Living Television is designed to reach out to localities across America, capturing the rich history of their television stations and personalities that will otherwise be lost.

The Methodology
Since 1997, the Archive of American Television has interviewed over 600 television legends in a long-form format. These one-of-a-kind interviews are digitized and catalogued to create an interactive history of television that will be available worldwide.  With over 1,000 individuals on its “short list,” the Archive is enlisting the help of major institutions to help further its mission to preserve the history of the medium. One of the goals of the Living Television initiative is to fully integrate the co-produced interviews into the Archive’s full collection.

Using research, production and visual history methodologies that the Archive staff has perfected over the years, Living Television participants are producing broadcast-quality interviews and creating their own local television history archive – told by the people who were there.

Curriculum

Students are taught how to research their subject’s life and create relevant interview questions. They then conduct the videotaped interview under the supervision of participating institutions.

The curriculum focuses on the following:
• Learning a general history of television broadcasting
• Learning about various interview styles and scenarios
• Learning about research methodologies and finding source materials
• Creating a chronology of local television and/or of a local station
• Identifying prospects to be interviewed
• Creating a detailed timeline of a prospect’s life and career
• Conducting a telephone pre-interview
• Creating a detailed set of interview questions
• Working with a production crew
• Conducting the on-camera long-form interview
• Optional: Working with the class to create a mini-documentary of the subject using the interviews, b-roll photos and historical footage

By the completion of the course, a student will have gained the knowledge and experience to conduct an on-camera long-form interview with any individual.

Completed ProductionsLiving Television photo
Completed interviews are two hours in length and cover a participant’s life and career. Interviews focus on the individual’s history, the stations they worked with, its stars and its programming. These interviews cover everything from a station’s origin to the latest breaking stories. The camera master of the interview is sent to the Archive of American Television for inclusion in its Living Television collection, copies are given to the student and the interviewee, and copies reside at participating institutions. Written timelines, questions and an interview log are also included with the tapes.

There is also the opportunity to create a post-production class using the interviews conducted in an earlier class as raw footage for a mini-documentary.

Living Television Program
Coordination and implementation of the entire program is handled through the Archive headquarters.
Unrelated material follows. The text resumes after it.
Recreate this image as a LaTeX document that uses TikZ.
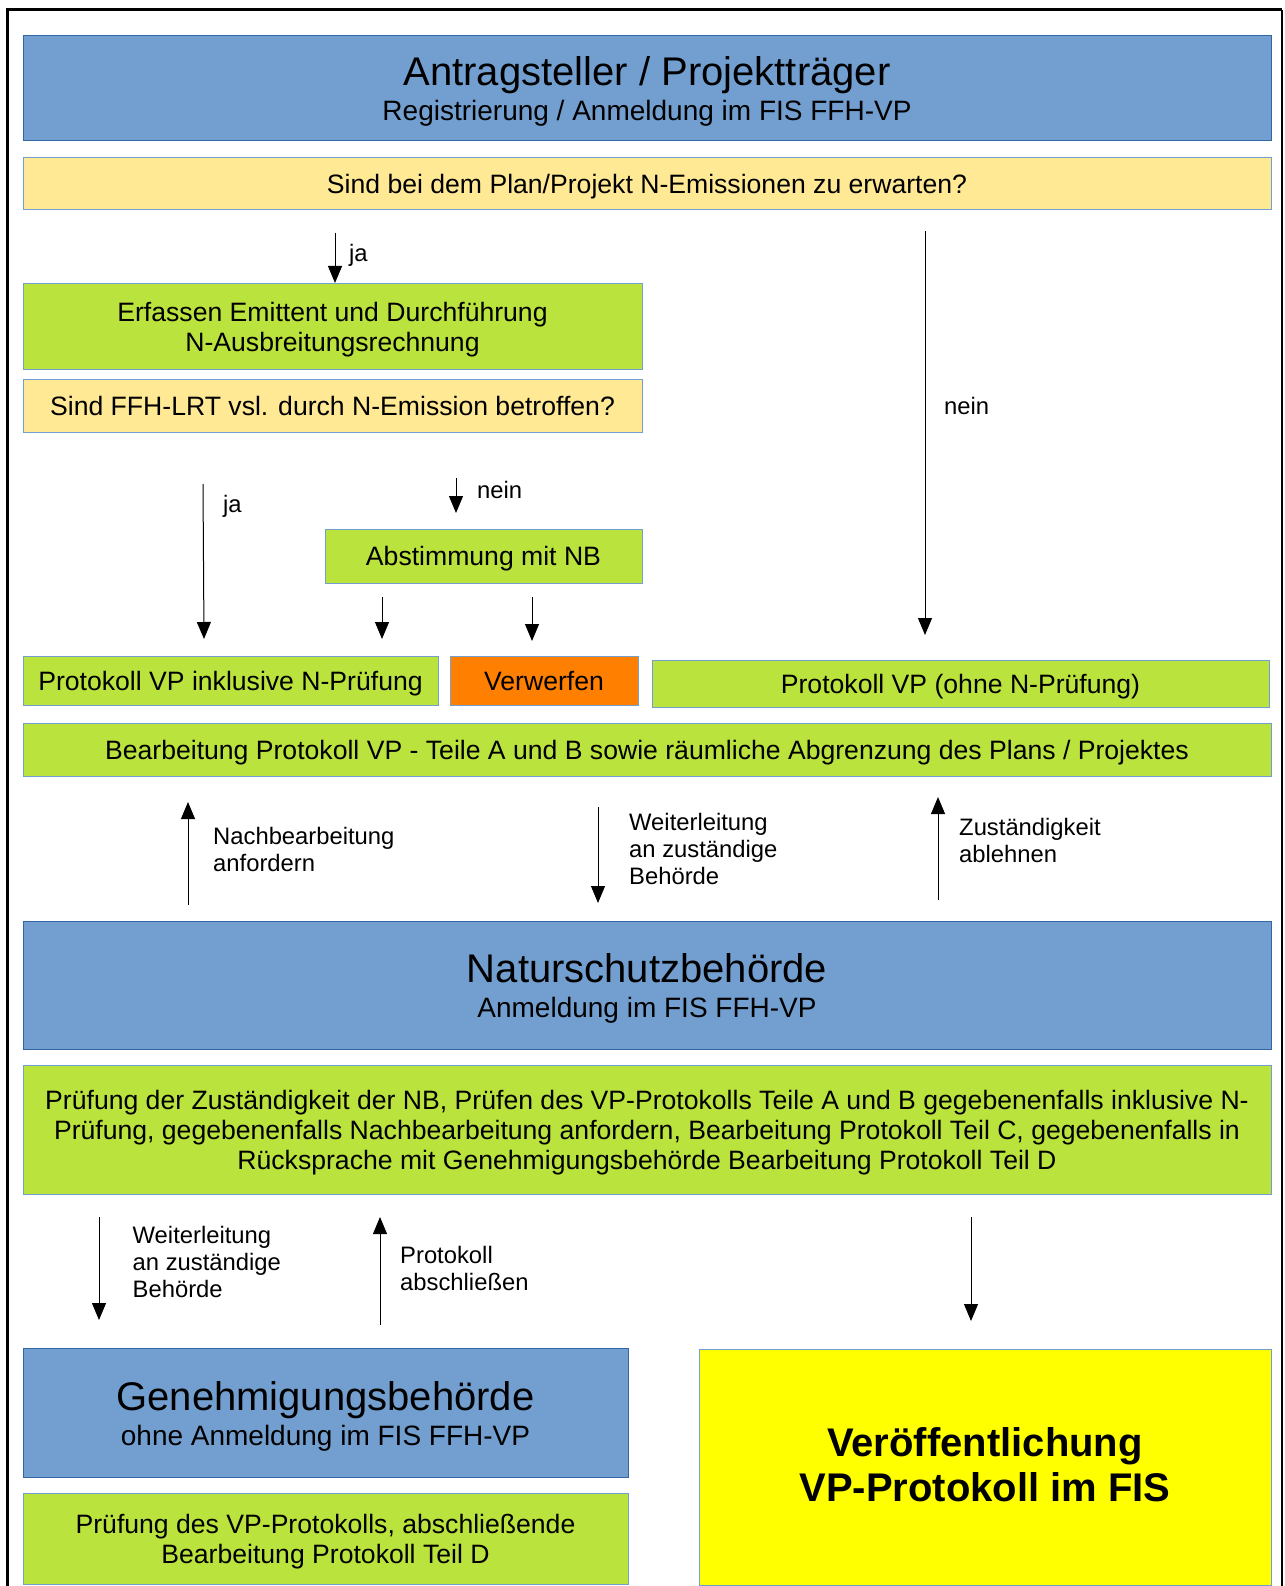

Living Television staff is available to review curriculum materials, manage interviewee selection standards, process legal documentation, arrange publicity, ensure broadcast-quality standards, consult with class instructors and hold on-location production seminars.

Participating institutions include:
California State University, Fullerton
Columbia College, Chicago
Temple University, Philadelphia
UCLA Extension

Summary
Using proven techniques and with the supervision of the Archive of American Television and its allied resources, students across America gain hands-on documentary interview skills and learn one-on-one from pioneering individuals about broadcasting’s history. Best of all, these priceless stories will be made available to other students and the general public for generations to come.

Just as television is a collaborative art, the Academy of Television Arts & Sciences Foundation encourages the industry, academia, and the students who will be television’s future to collaborate on preserving the stories of its past.